Viorica is an associate satire editor and The Prospect staff writer for the ‘Prince.’
“A Tale of Two Spectators”
The third show, “A Tale of Two Spectators” by Peter Manos, was the best of the bunch, in my opinion. We watch a man (Charlie Roth ’25) and a woman (Laura Reyes ’25) sit on a bench. They, in turn, are watching his wife and her ex-boyfriend, who are having sex in a public park.
Roth is an assistant data editor and staff news writer for the ‘Prince.’
We watch them watching them. Indeed Roth spends most of the show using a pair of opera glasses and staring out into the audience, looking at the adultering pair. Reyes even eats from a bag of popcorn. Roth happened to be looking straight at me in the audience for most of the show — I must have sat where the imaginary couple copulated. I couldn’t stop thinking about what it means to watch others. I was watching theater, and theater was watching me. I was off-put by the actors' voyeurism, until I realized that I occupied the very same role: what was I doing, sitting in the house, but watching a scene I probably shouldn’t be?
Roth played a low-tier wageworker; Reyes was a down-and-out loner trying to bum a smoke. Both of their relationships are, clearly, toast. But somehow these two, brought together by unfortunate circumstance, mesh over their shared plight. Aidan Iacobucci ’25 choreographed the action beautifully: the actors move synchronously, even in small leans and gestures.
Iacobucci is a staff news writer for the ‘Prince.’
Indeed Roth and Reyes together are a revelation. Roth’s realism, dry wit, and nasal deadpan mingle brilliantly with Reyes’s attitude, drama, and determination. They certainly put on a great show of peeping on the couple, but their best bit of acting is when the couple leaves, and they’re left alone. The actors engage in some supremely dry small talk — revealing what animated them all along.
“Medea”
The last show, “Medea” by Wendy Wasserstein and Christopher Durang, is a delectably excessive tangle with the classic. The show reads like a ragtag troupe of actors who read Medea a few years ago and tried to put it together from memory, played to hilarious effect.
It’s a colorful, abstracted collage of a play. Max Peel ’25 plays the lead, strutting around the stage in a mismatched pastel sweater and skirt.
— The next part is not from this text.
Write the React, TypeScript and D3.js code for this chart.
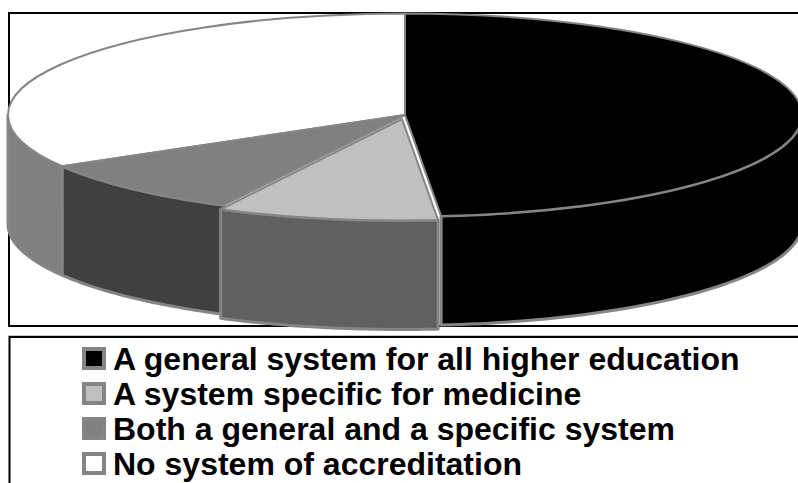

There’s a character named “Deus Ex Machina” who says she would have been flown in from the rafters, in a show with a bigger budget. Medea, wrought with guilt, lays down and shouts “I need a creative outlet!” The chorus at one point forgets what show they’re in and starts to perform “The Trojan Woman.”
The show ends — you can’t make this up — in song: a techno version of “Camptown Races” with new lyrics about not killing your kids, complete with party lights and dancing in the aisles.
Was it Euripides’s “Medea”? Of course not. But was it great theater? Absolutely. Titling a play “Medea” gives expectation — pretentious, literary expectation. Wasif Sami ’25 and Le’Naya Wilkerson ’25 direct a “Medea” that refuses to be traditional. It drips with wild élan. It’s the best “Medea” I’ve seen.
Theatre Intime’s season will continue later this month with “A Doll’s House,” Henrik Ibsen’s radical psychological play, directed by Ariel Rockman ’24. It opens Feb. 18.
Editor’s Note: This piece was updated to include a source’s position at the ‘Prince.’